How can leasing be leveraged stimulate investment in small businesses?
Small-scale enterprises in developing countries play a critical role in providing a poverty safety-net, a source of income and employment among the rural and urban poor. A key problem is access to finance for medium-term investments. The author sttates that the advantages of leasing come from several directions such as:
The ability to make repayments is derived from productive use of equipment;
Investment risk for financial institutions is reduced as the lessor retains full ownership of equipment, making the recovery easy in case of default;
Livelihood risks facing small-scale entrepreneurs are reduced by spreading investment costs, thus reducing cash-flow pressures.
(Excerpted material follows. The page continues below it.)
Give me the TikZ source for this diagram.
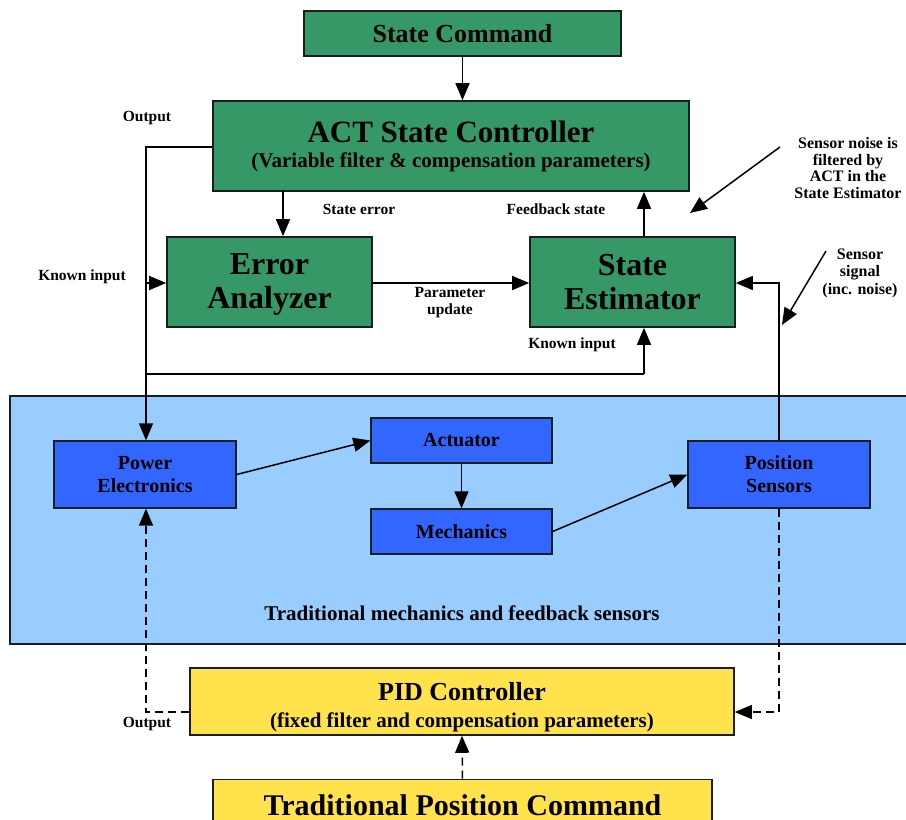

The author discusses that leasing provides a solution to the problem of a lack of collateral faced by smaller businesses. However, he writes that several specific challenges must be addressed to make leasing attractive. These challenges include:
Administration and monitoring of large numbers of small-value lease contracts;
Bolstering the security provided to lessors by asset ownership;
Appraisal of market opportunities in small enterprise business sectors;
Assessment of commercial value and technical appropriateness of leased equipment.
Finally the author concludes:
The market is limited to small businesses already established in supply-chain relationships with large companies willing to play the leveraging role;
Leveraged leasing could help stimulate the emergence of leasing targeted at smaller businesses;
Leasing has potential to stimulate business investment in productive capital.